For the serious minimalist, there's a bulk coffee roaster - Coffee Alchemy - at the other end of Addison who sells coffee by the cup for consumption on a very hard bench or two very hard chairs outside for the smokers. This is pretty hard to fault, except that they only do one blend in the espresso machine, so in-shop experimentation is not possible . They do have other blends available as drip filter for taste testing, if that's your form. I like both the espresso blends I buy from them, they probably get about 30% of my domestic supply. No mucking around with food. There's a lot going on some days; you can get a big batch roast happening in the back room while an experimental roast is happening on a spare corner of the front counter - times, temperatures & aroma notes scribbled down on stock notes. As well as the smell of the coffee coming out of the machine (harsh to call it a cliche, because it IS a great smell, but as an ambiance note it is a lazy tick for most coffee shops) there is the faintly sour, somewhat grassy smell of green beans roasting.

If you turn left at Enmore Rd halfway up the hill is the Bus Stop coffee shop. It has good coffee, but it mainly has stools. I don't sit on stools except at Pellegrini's, so I haven't adopted it. I could in theory, I pass it about 6 times a week walking up to Enmore. One thing that I do like a lot - but not quite enough to overcome stool-phobia - is that there is automatic drinking water with every coffee. I'm a big fan of water. Note - last trip there was no water, and the coffee was milky. It will be the last trip now in both senses of the word. Note to note - still no water (compelled to use it to kill 30 minutes waiting for my bike rims to be drilled to fit the bog-standard tyre valve which is all you can get on the antique 27" tubes I have to use) but, but, they have a bookshelf. With stuff that is actually worth reading. And a table with chairs rather than stools. Recalibration of the coffee universe occurring. Hear the cogs grinding as the increasingly aplastic neural matter rearranges itself.

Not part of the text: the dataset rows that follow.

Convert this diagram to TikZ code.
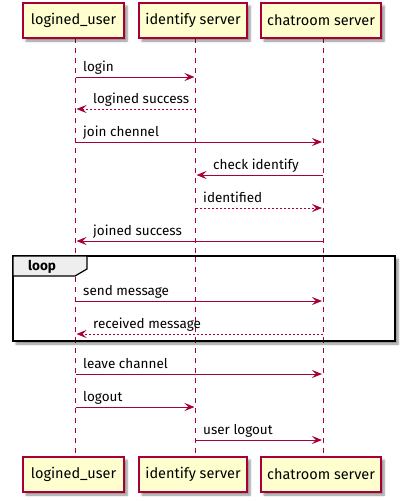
\documentclass[tikz,border=0pt]{standalone}
\usepackage{fontspec}
\setmainfont{Fira Sans}
\usetikzlibrary{arrows.meta,shadows.blur}
\definecolor{pline}{HTML}{A80036}
\definecolor{pfill}{HTML}{FEFECE}
\definecolor{tabfill}{HTML}{EEEEEE}
\begin{document}
\begin{tikzpicture}[x=1pt,y=-1pt,
  part/.style={draw=pline, fill=pfill, line width=1.1pt, minimum height=35pt, inner sep=0pt,
    font=\fontsize{14.5}{16}\selectfont,
    blur shadow={shadow xshift=3pt, shadow yshift=-3pt, shadow blur steps=6, shadow opacity=45}},
  life/.style={draw=pline, line width=0.9pt, dash pattern=on 5pt off 5pt},
  msg/.style={draw=pline, line width=1pt, -{Stealth[length=10pt,width=8pt,inset=4pt]}, shorten >=1pt},
  ret/.style={msg, dash pattern=on 2pt off 2pt},
  lbl/.style={anchor=base west, inner sep=0pt, font=\fontsize{13.5}{15}\selectfont, text=black},
]
\useasboundingbox (0,0) rectangle (405,501);

% lifeline anchors
\coordinate (U) at (75.5,38);
\coordinate (I) at (195.5,38);
\coordinate (C) at (323,38);
\coordinate (Ub) at (75.5,457);
\coordinate (Ib) at (195.5,457);
\coordinate (Cb) at (323,457);

% lifelines
\draw[life] (U) -- (Ub);
\draw[life] (I) -- (Ib);
\draw[life] (C) -- (Cb);

% participants
\node[part, minimum width=101pt] (ut) at (73.5,20.5) {logined\_user};
\node[part, minimum width=108pt] (it) at (193,20.5) {identify server};
\node[part, minimum width=120pt] (ct) at (321,20.5) {chatroom server};
\node[part, minimum width=101pt] (ub) at (73.5,474.5) {logined\_user};
\node[part, minimum width=108pt] (ib) at (193,474.5) {identify server};
\node[part, minimum width=120pt] (cb) at (321,474.5) {chatroom server};

% loop frame
\draw[black, line width=1.5pt, fill=white,
  blur shadow={shadow xshift=3pt, shadow yshift=-3pt, shadow blur steps=6, shadow opacity=45}]
  (13,256) rectangle (395,341);
\draw[black, line width=1.2pt, fill=tabfill] (13,256) -- (87,256) -- (87,269) -- (75,276) -- (13,276) -- cycle;
\node[anchor=base west, inner sep=0pt, font=\bfseries\fontsize{13.5}{15}\selectfont] (looplbl) at (28,270.5) {loop};
% redraw lifelines inside loop
\draw[life] (U |- 0,276.8) -- (U |- 0,340.2);
\draw[life] (I |- 0,256.8) -- (I |- 0,340.2);
\draw[life] (C |- 0,256.8) -- (C |- 0,340.2);

% messages
\draw[msg] (U |- 0,77) -- (I |- 0,77);
\node[lbl] (m1) at (83,71) {login};
\draw[ret] (I |- 0,109) -- (U |- 0,109);
\node[lbl] (m2) at (93,103) {logined success};
\draw[msg] (U |- 0,142) -- (C |- 0,142);
\node[lbl] (m3) at (83,136) {join chennel};
\draw[msg] (C |- 0,175) -- (I |- 0,175);
\node[lbl] (m4) at (213,169) {check identify};
\draw[ret] (I |- 0,208) -- (C |- 0,208);
\node[lbl] (m5) at (203,202) {identified};
\draw[msg] (C |- 0,241) -- (U |- 0,241);
\node[lbl] (m6) at (93,235) {joined success};
\draw[msg] (U |- 0,301) -- (C |- 0,301);
\node[lbl] (m7) at (83,295) {send message};
\draw[ret] (C |- 0,334) -- (U |- 0,334);
\node[lbl] (m8) at (93,328) {received message};
\draw[msg] (U |- 0,374) -- (C |- 0,374);
\node[lbl] (m9) at (83,368) {leave channel};
\draw[msg] (U |- 0,407) -- (I |- 0,407);
\node[lbl] (m10) at (83,401) {logout};
\draw[msg] (I |- 0,440) -- (C |- 0,440);
\node[lbl] (m11) at (203,434) {user logout};
\end{tikzpicture}
\end{document}
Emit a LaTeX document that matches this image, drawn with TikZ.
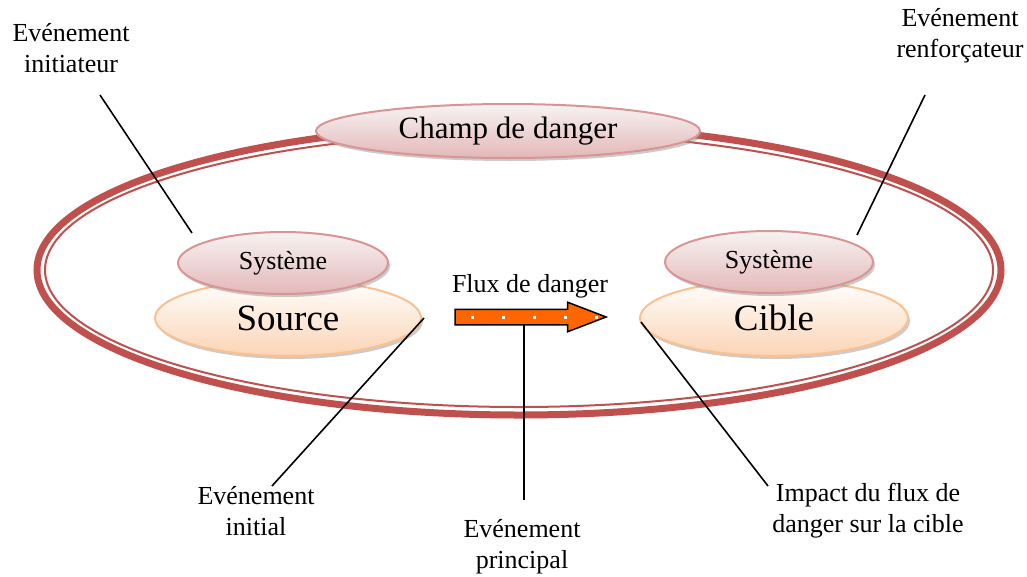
\documentclass[tikz,border=0pt]{standalone}
\usepackage{fontspec}
\setmainfont{Liberation Serif}
\usetikzlibrary{shapes.geometric,shapes.arrows,shadows}
\definecolor{ringred}{HTML}{C0504D}
\definecolor{pinkline}{HTML}{D99594}
\definecolor{pinktop}{HTML}{F7F3F3}
\definecolor{pinkbot}{HTML}{E4B7B8}
\definecolor{orangeline}{HTML}{FAC08F}
\definecolor{orangetop}{HTML}{FFFFFF}
\definecolor{orangebot}{HTML}{FBD4B4}
\definecolor{arroworange}{HTML}{FF6600}
\begin{document}
\begin{tikzpicture}[x=1pt,y=-1pt,
  ellshadow/.style={drop shadow={shadow xshift=2pt,shadow yshift=-3pt,opacity=.45,fill=black!45}},
  pinkell/.style={ellipse, draw=pinkline, line width=2pt, top color=pinktop, bottom color=pinkbot, inner sep=0pt, ellshadow},
  orangeell/.style={ellipse, draw=orangeline, line width=2pt, top color=orangetop, bottom color=orangebot, inner sep=0pt, ellshadow},
  lbl/.style={align=center, font=\fontsize{26}{31}\selectfont, inner sep=0pt},
  conn/.style={draw=black, line width=1.6pt}
]
\useasboundingbox (0,0) rectangle (1027,576);
% outer double ring
\draw[ringred, line width=7pt] (519,270) ellipse [x radius=482, y radius=145];
\draw[ringred, line width=2pt] (519,270) ellipse [x radius=474, y radius=137];

% champ de danger
\node[pinkell, minimum width=384pt, minimum height=54pt, font=\fontsize{31}{36}\selectfont] (champ) at (508,131) {Champ de danger};

% source and cible
\node[orangeell, minimum width=266pt, minimum height=76pt, font=\fontsize{37}{42}\selectfont] (source) at (288,318) {Source};
\node[pinkell, minimum width=210pt, minimum height=62pt, font=\fontsize{26}{30}\selectfont] (sys1) at (283,263) {Système};
\node[orangeell, minimum width=268pt, minimum height=76pt, font=\fontsize{37}{42}\selectfont] (cible) at (774,318) {Cible};
\node[pinkell, minimum width=208pt, minimum height=62pt, font=\fontsize{26}{30}\selectfont] (sys2) at (769,262) {Système};

% flux arrow
\node[single arrow, draw=black, line width=1.5pt, fill=arroworange, minimum height=151pt,
      text height=7pt, text depth=7pt, text width=0pt,
      single arrow head extend=7pt, single arrow tip angle=42, inner sep=0pt] (flux) at (520.5,317) {};
\coordinate (dotsA) at (471,317);
\coordinate (dotsB) at (598,317);
\draw[white, line width=3pt, dash pattern=on 3pt off 28pt] (dotsA) -- (dotsB);
\node[lbl, anchor=base] (fluxlbl) at (530,292) {Flux de danger};

% labels (base anchor = last line baseline)
\node[lbl, anchor=base] (initiateur) at (71,72) {Evénement\\initiateur};
\node[lbl, anchor=base] (renfor) at (960,57) {Evénement\\renforçateur};
\node[lbl, anchor=base] (initial) at (256,535) {Evénement\\initial};
\node[lbl, anchor=base] (principal) at (522,568) {Evénement\\principal};
\node[lbl, anchor=base] (impact) at (868,532) {Impact du flux de\\danger sur la cible};

% connectors
\coordinate (c1a) at (100,95);
\coordinate (c1b) at (192,233);
\draw[conn] (c1a) -- (c1b);
\coordinate (c2a) at (925,95);
\coordinate (c2b) at (857,235);
\draw[conn] (c2a) -- (c2b);
\coordinate (c3a) at (424,318);
\coordinate (c3b) at (272,486);
\draw[conn] (c3a) -- (c3b);
\coordinate (c4a) at (524,325);
\coordinate (c4b) at (524,500);
\draw[conn] (c4a) -- (c4b);
\coordinate (c5a) at (641,322);
\coordinate (c5b) at (768,486);
\draw[conn] (c5a) -- (c5b);
\end{tikzpicture}
\end{document}
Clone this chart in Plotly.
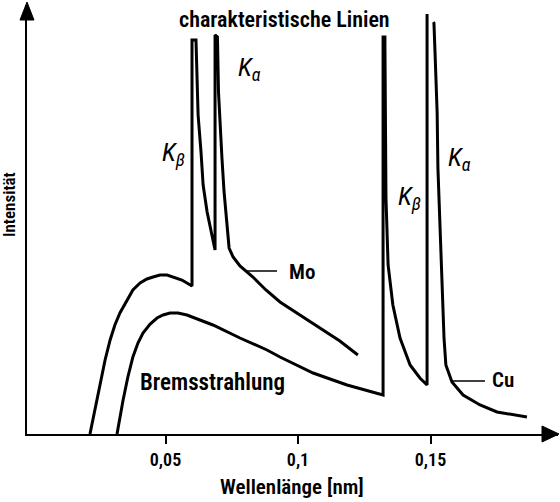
import plotly.graph_objects as go

# Mo spectrum (wavelength in nm, intensity in arbitrary units)
mo_wl = [0.0215, 0.0234, 0.0253, 0.0272, 0.0291, 0.0309, 0.0328, 0.0355, 0.0377,
         0.0404, 0.0430, 0.0453, 0.0479, 0.0506, 0.0528, 0.0562, 0.0600,
         0.0600, 0.0615, 0.0619, 0.0623, 0.0634, 0.0642, 0.0657, 0.0672, 0.0687,
         0.0687, 0.0696, 0.0700, 0.0706, 0.0713, 0.0721, 0.0732, 0.0740, 0.0755,
         0.0781, 0.0830, 0.0879, 0.0932, 0.1008, 0.1083, 0.1158, 0.1226]
mo_int = [0, 24, 51, 74, 94, 109, 121, 134, 144,
          151, 155, 157, 159, 159, 157, 154, 148,
          394, 394, 359, 319, 282, 249, 222, 202, 184,
          399, 397, 342, 309, 276, 242, 209, 186, 177,
          168, 157, 144, 132, 119, 106, 93, 79]

# Cu spectrum (None = break between the separately drawn K-alpha edges)
cu_wl = [0.0317, 0.0328, 0.0340, 0.0358, 0.0377, 0.0396, 0.0415, 0.0442, 0.0468,
         0.0491, 0.0517, 0.0547, 0.0581, 0.0679, 0.0781, 0.0883, 0.0932, 0.1057,
         0.1185, 0.1321,
         0.1321, 0.1328, 0.1328, 0.1332, 0.1336, 0.1340, 0.1358, 0.1385, 0.1423,
         0.1460, 0.1487,
         0.1487, None,
         0.1511, 0.1513, 0.1517, 0.1525, 0.1528, 0.1536, 0.1543, 0.1551,
         0.1558, 0.1581, 0.1623, 0.1687, 0.1751, 0.1864]
cu_int = [0, 17, 34, 57, 77, 91, 101, 110, 116,
          119, 121, 121, 119, 109, 96, 84, 77, 61,
          49, 39,
          397, 397, 391, 236, 196, 169, 129, 96, 69,
          56, 49,
          420, None,
          412, 411, 382, 322, 266, 209, 146, 96,
          69, 52, 39, 29, 22, 17]

tick_vals = [0.05, 0.1, 0.15]
tick_text = ["0,05", "0,1", "0,15"]

FONT = "Roboto Condensed, Open Sans Condensed, DejaVu Sans Condensed, sans-serif"

# pixel geometry of the plot area
L, R, T, B = 27, 558, 5, 434
W, H = 560, 502
PX0, PXS = 33, 2650.0  # x pixel of wavelength 0, pixels per nm


def dx(px):
    return (px - PX0) / PXS


def dy(py):
    return B - py


fig = go.Figure()
line = dict(color="black", width=3)
fig.add_trace(go.Scatter(x=mo_wl, y=mo_int, mode="lines", line=line,
                         hoverinfo="skip", showlegend=False))
fig.add_trace(go.Scatter(x=cu_wl, y=cu_int, mode="lines", line=line, connectgaps=False,
                         hoverinfo="skip", showlegend=False))

ann = []


def label(text, px, py, size=18):
    ann.append(dict(x=dx(px), y=dy(py), xref="x", yref="y", text=text,
                    showarrow=False,
                    font=dict(family=FONT, size=size, color="black", weight=600),
                    xanchor="center", yanchor="middle"))


label("charakteristische Linien", 284, 19, size=22)
label("Bremsstrahlung", 212, 382, size=23)
label("Mo", 302, 272, size=21)
label("Cu", 503, 380, size=21)
for txt, px, py in [("<i>K</i><sub><i>β</i></sub>", 173, 153), ("<i>K</i><sub><i>α</i></sub>", 249, 68),
                    ("<i>K</i><sub><i>β</i></sub>", 409, 197), ("<i>K</i><sub><i>α</i></sub>", 459, 158)]:
    ann.append(dict(x=dx(px), y=dy(py), xref="x", yref="y", text=txt, showarrow=False,
                    font=dict(family="Roboto Condensed, sans-serif", size=26, color="black"),
                    xanchor="center", yanchor="middle"))

# y axis title
ann.append(dict(x=(9 - L) / (R - L), y=(B - 205) / (B - T), xref="paper", yref="paper",
                text="Intensität", textangle=-90, showarrow=False,
                font=dict(family=FONT, size=17, color="black", weight=600),
                xanchor="center", yanchor="middle"))
# x axis title
ann.append(dict(x=(292 - L) / (R - L), y=(B - 487) / (B - T), xref="paper", yref="paper",
                text="Wellenlänge [nm]", showarrow=False,
                font=dict(family=FONT, size=21, color="black", weight=600),
                xanchor="center", yanchor="middle"))

shapes = []
# leader lines
for (x0, x1, py) in [(245, 277, 271), (453, 485, 381)]:
    shapes.append(dict(type="line", xref="x", yref="y", x0=dx(x0), x1=dx(x1),
                       y0=dy(py), y1=dy(py), line=dict(color="black", width=1.5)))


def pp(px, py):
    return f"{(px - L) / (R - L):.5f},{(B - py) / (B - T):.5f}"


# arrow heads
shapes.append(dict(type="path", xref="paper", yref="paper",
                   path=f"M{pp(27, 2)} L{pp(20, 20)} L{pp(34, 20)} Z",
                   fillcolor="black", line=dict(color="black", width=1)))
shapes.append(dict(type="path", xref="paper", yref="paper",
                   path=f"M{pp(559, 434)} L{pp(542, 426)} L{pp(542, 442)} Z",
                   fillcolor="black", line=dict(color="black", width=1)))

fig.update_layout(
    width=W, height=H,
    margin=dict(l=L, r=W - R, t=T, b=H - B),
    plot_bgcolor="white", paper_bgcolor="white",
    annotations=ann, shapes=shapes,
    xaxis=dict(range=[dx(L), dx(R)], showgrid=False, zeroline=False,
               showline=True, linecolor="black", linewidth=2,
               ticks="outside", ticklen=8, tickwidth=1.5, tickcolor="black",
               tickvals=tick_vals, ticktext=tick_text,
               tickfont=dict(family=FONT, size=18, color="black", weight=600)),
    yaxis=dict(range=[0, B - T], showgrid=False, zeroline=False,
               showline=True, linecolor="black", linewidth=2,
               showticklabels=False, ticks=""),
)

fig.write_html("out.html", config={"displayModeBar": False},
               post_script="document.body.style.margin='0';document.body.style.padding='0';")
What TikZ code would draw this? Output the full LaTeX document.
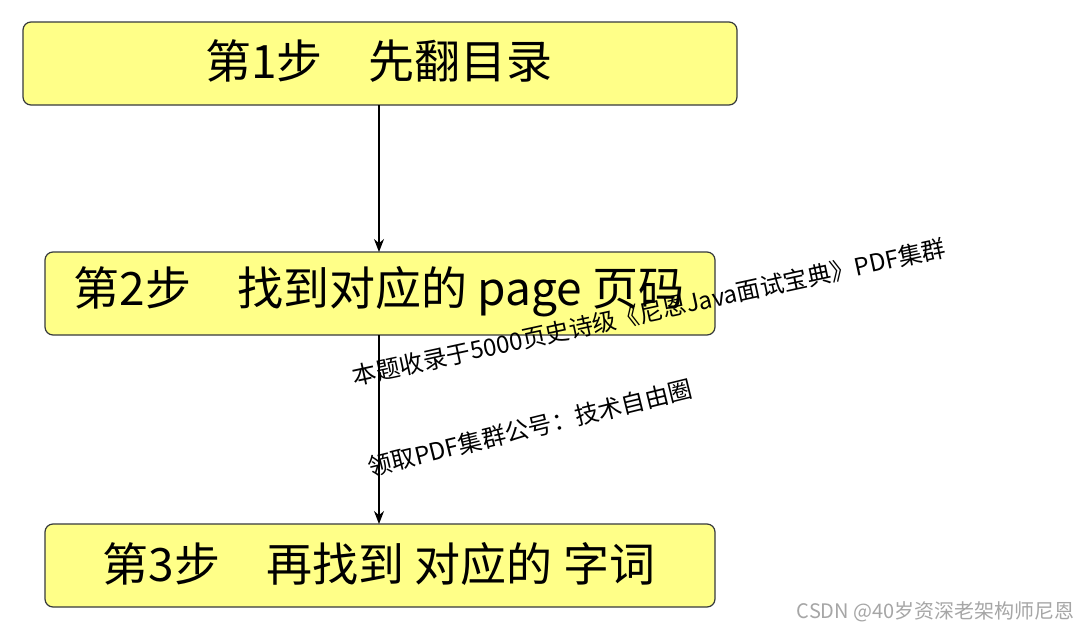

Turn right, and walk for maybe 400 meters and you get to the Bourke St. franchise in Mitchell street. This is a bakery first and coffee shop second, but they get the majority of my local coffee spend because their food is fantastic. The pies are superb - not hot enough for my taste, I like to burn my tongue on the first bite & these are actually perfect temperature for immediate consumption - but superb anyway. Likewise the sausage rolls, which contain meat. Their croissant/danish/pain au choc/ are all OK, priced at Paddington boutique rather than Marrickville baker prices (there are two bakeries that don't sell coffee in Marrickville which do fantastic croissants/danishes at $1.50 & $1.30, walk for another 10 minutes). However Bourke St.s killer bread is their sourdough & rye loaves. It is impossible to leave without buying one. They've nearly got me to give up on Vienna loaves. Ah, and another thing. The custard in their tarts is unbelievable. I have no idea what they are doing, but it is superb. Stunning. More than makes up for the rather biscuity tart, which I don't like, but is low in shortening if you pay attention to that kind of thing.